Several things are non-negotiable for automated systems: conservative slippage assumptions, continuous runtime monitoring, and explicit awareness of margin mode (isolated vs. cross-margin). A position may be liquidated even if funds remain elsewhere on the platform—depending on whether isolated or cross-margin was used. These risks do not vanish just because the executor is an algorithm. Systems designed around them can contain risk; those ignoring them will ultimately be overwhelmed by amplified risk.
What AI truly needs is structure—predictive capability is only one part of it. By “structure,” we mean knowing precisely how the market will behave—even when it breaks down.
What This Means
The structural fit between automated strategies and futures markets is giving rise to a new class of futures-native trading platforms—designed from day one around derivatives infrastructure, with automation embedded directly into the trading architecture.

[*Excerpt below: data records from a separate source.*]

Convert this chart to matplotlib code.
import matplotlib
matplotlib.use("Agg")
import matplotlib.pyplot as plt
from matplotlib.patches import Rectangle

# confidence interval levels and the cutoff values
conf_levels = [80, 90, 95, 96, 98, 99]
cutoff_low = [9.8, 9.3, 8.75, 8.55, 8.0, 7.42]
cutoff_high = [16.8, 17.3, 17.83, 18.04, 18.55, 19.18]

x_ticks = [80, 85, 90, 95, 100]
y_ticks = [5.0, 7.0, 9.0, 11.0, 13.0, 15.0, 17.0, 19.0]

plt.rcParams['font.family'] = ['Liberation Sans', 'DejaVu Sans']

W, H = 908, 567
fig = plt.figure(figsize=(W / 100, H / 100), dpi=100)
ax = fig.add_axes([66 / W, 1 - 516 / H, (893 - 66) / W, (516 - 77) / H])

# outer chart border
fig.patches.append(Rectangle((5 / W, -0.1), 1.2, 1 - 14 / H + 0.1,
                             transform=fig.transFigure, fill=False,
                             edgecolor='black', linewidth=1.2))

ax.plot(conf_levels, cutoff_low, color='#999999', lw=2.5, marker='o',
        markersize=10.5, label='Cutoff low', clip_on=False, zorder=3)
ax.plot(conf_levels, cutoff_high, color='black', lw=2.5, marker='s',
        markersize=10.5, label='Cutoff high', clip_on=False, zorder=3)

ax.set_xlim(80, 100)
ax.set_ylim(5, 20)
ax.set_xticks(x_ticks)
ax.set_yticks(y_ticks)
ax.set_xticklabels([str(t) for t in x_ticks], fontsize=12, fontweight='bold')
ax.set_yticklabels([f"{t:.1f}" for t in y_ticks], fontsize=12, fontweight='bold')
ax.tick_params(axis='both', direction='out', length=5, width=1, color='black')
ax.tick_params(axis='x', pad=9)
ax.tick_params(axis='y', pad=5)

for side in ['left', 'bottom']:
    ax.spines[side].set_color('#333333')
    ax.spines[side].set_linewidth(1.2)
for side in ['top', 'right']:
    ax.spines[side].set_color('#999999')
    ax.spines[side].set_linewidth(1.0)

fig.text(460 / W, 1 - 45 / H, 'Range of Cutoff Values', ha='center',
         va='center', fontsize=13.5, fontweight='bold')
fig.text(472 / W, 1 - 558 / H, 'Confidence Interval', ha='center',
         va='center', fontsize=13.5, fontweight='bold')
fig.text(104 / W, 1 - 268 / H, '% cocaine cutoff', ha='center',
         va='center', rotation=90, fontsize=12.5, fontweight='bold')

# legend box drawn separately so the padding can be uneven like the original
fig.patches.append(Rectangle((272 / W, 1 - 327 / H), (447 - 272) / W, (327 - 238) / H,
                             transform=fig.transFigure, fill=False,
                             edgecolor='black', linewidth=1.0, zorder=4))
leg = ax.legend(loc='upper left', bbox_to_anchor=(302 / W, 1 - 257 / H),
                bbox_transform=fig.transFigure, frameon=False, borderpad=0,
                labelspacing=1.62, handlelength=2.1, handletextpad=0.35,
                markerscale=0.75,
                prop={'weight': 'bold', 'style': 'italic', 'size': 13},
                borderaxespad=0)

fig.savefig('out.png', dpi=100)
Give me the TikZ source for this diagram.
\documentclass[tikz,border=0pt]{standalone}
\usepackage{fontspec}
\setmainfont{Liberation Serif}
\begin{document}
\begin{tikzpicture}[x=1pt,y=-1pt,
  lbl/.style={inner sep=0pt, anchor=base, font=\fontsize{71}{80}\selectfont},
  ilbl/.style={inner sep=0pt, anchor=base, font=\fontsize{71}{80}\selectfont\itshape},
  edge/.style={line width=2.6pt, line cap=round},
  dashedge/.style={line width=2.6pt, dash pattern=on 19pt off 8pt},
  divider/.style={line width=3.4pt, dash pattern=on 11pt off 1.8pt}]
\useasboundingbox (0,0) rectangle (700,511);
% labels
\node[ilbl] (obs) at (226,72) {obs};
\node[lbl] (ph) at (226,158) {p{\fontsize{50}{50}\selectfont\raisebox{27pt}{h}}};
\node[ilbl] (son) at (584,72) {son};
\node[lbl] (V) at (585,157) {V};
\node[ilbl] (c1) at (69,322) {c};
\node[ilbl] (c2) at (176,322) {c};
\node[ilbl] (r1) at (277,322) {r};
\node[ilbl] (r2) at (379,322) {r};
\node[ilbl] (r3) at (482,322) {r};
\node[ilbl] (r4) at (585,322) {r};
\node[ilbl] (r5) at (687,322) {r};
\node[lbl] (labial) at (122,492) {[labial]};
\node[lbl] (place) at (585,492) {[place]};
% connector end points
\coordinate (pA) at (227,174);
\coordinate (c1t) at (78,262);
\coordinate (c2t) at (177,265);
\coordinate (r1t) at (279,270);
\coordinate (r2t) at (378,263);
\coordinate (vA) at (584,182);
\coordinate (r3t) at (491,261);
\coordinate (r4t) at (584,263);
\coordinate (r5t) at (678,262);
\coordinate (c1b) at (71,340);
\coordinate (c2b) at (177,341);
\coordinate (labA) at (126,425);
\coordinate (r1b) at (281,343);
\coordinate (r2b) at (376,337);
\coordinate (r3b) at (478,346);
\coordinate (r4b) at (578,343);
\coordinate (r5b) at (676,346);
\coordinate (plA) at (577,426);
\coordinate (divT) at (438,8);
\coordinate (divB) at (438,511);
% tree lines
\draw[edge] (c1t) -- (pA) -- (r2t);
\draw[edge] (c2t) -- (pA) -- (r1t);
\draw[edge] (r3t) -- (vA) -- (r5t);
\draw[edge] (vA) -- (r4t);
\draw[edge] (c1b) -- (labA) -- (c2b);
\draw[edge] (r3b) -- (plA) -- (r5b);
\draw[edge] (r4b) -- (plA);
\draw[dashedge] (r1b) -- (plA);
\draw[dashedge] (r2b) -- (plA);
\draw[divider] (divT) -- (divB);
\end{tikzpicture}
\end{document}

OneBullEx exemplifies this approach. Its 300 SPARTANS run natively on its proprietary futures infrastructure, with net asset value and historical performance fully traceable and auditable. OneALPHA converts natural-language inputs into deployable futures strategies—enabling non-coders to enter systematic trading. If the market itself already delivers the standardization, signals, and risk architecture that systematic strategies require, then platforms should be built around that structure from day one.
More important than any single platform is the overarching trend: AI-native trading is most likely to mature first in futures markets—because futures were built for structured execution.
AI will keep evolving—but the discipline it truly needs isn’t new. Futures markets were born for exactly that discipline.